"
Anayasa görüşmeleri nasıl gidiyor?" diye sorulduğunda cevaplarımız "
içerikten" ziyade "
şekille" ilgili oluyor. Niye?
Çünkü günlerdir "
sistem tartışması yapılmıyor" da ondan. Milletvekilleri ile genel gözlemlerimiz de iç açıcı değil. Örneğin, önceki akşam bir milletvekili, kendisine gelen özel mesajı gösterdi:
"
Sayın vekilim aman dikkat! Bu gece Genel Kurul'da Ankara Milletvekili filanca ile siz hedef alınacaksınız!"
O derece tuhaf yani.
Anayasayı, Türkiye'nin geleceğini konuşması beklenen isimlere, "
Şiddete uğrayabilirsiniz uyarısında" bulunulması ibretlik aslında!
***
Yine o gece Başbakan Sn.
Binali Yıldırım'la Meclis kulisinde sohbet ediyorduk.
Bir ara Sn. Başbakan'a, sosyal medyadan paylaşılan alt alta eklenmiş iki fotoğraf gösterildi.
İlk karede, CHP Genel Başkanı
Kemal Kılıçdaroğlu'nun, "
TV'lerde izleyin, anayasaya nasıl karşı çıkacağımızı görün"

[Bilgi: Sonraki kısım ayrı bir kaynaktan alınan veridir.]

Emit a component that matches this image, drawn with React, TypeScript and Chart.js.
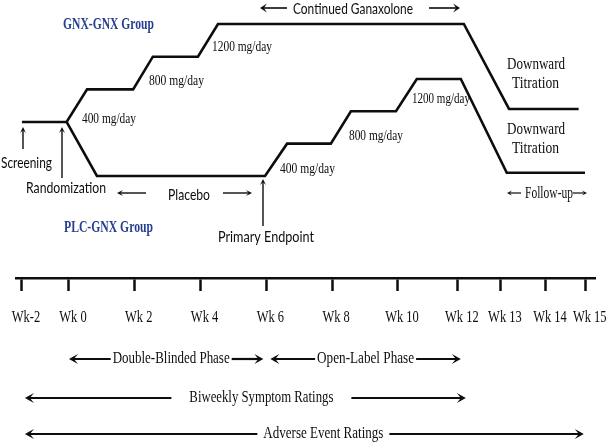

mealindeki sözü vardı. İkinci karede ise
Başbakan Yıldırım'ın muhalefet kulisine sürpriz
ziyareti ve Kemal Bey'le çay sohbetinden
sempati uyandıran bir kesit. Sert muhalefetten,
koyu sohbete uzanan çizgi, sanırım CHP kulisinde
farklı şekilde yankılandı. Muhalefet edemediğini
düşünen organize isimler, kürsü işgaline
yöneldi. Meclis'in tadını kaçırdı. Milletin
gözü önünde kötü bir sınav verdi.
***
Muhalefet açığını Meclis'i arenaya çevirerek telafi edeceğini sanan zihniyet sadece siyasi yetersizlikle malul değil. Aynı zamanda, bahar aylarındaki referandum sonrasında ortaya çıkacak tabloya göre, CHP içinde "
liderlik provasına" da soyunmakta.
Yani... Tribünlere de oynamakta. Oysa bu planın tutması imkânsız. Sebebi çok açık. Eski Türkiye'de başarısız lider koltuğunu koruyabiliyordu!
Yeni Türkiye'de ise Cumhurbaşkanlığı yarışına girmeye cesaret edemeyenin, yarışa girip de kaybedenin liderlik iddiası kalmayacak.
Eksikliklerine rağmen getirilmek istenen Cumhurbaşkanlığı sisteminin hayırlı yanlarından biri de "
siyasetin yeniden inşasına zemin hazırlaması" olacak. Başaramayan bırakacak. Programı, projesi olan, ekip kuran, halkı ikna eden, toplumun farklı kesimlerini bir ideal etrafında buluşturanlar ise yeni dönemin siyasetçileri olarak ön plana çıkacak. İşte bu sayede, siyasette asimetri giderek azalacak.
Siyaset dışı unsurlardan medet umma anlayışı tarihe gömülecek. Sadece millete güvenerek ve millet önünde hesap vermeyi göze alarak siyaset üretme biçimi kurumsallaşacak.
***
Çok geriye gitmeye gerek yok. 15 Temmuz gecesi taraflı tarafsız herkes devleti sarsan o kriz anında Cumhurbaşkanı
Tayyip Erdoğan'ın liderliğinin mutlak önemini ve değerini gördü. Erdoğan'la marazi seviyede uğraşan kesimler bile "
İyi ki darbeye karşı koydu" diyebildi. Benim, "
15 Temmuz sosyolojisi" olarak adlandırdığım, milli bilinç ve milli irade karakteristiği, Meclis'teki suni çekişmelerin çok ötesinde sonuçlar üretmeye aday. Nitekim önceki geceki sohbette Başbakan Yıldırım, cep telefonunu bana uzattı ve kız torunlarından birinin, tüm doğallığı içinde kayda alınan tertemiz konuşmasını dinletti.
Gözlerindeki zekâ pırıltısına eşlik eden, çocuk kalbinin saflığı ile anlatıyordu... Kötü adamların ülkemize savaş açtığını, iyi insanların onlarla mücadele ettiğini ve kazandıklarını... "
Allah da yardım etti. Dedem de elinden geleni yaptı" diye devam ediyordu o etkileyici görüntüler. Emin olun, bir TV kanalında 5 dakika yayınlansa, anayasa tartışmalarının kalitesi ile Türkiye'nin gelecek yürüyüşünün kalibresi arasındaki büyük fark tescil olur.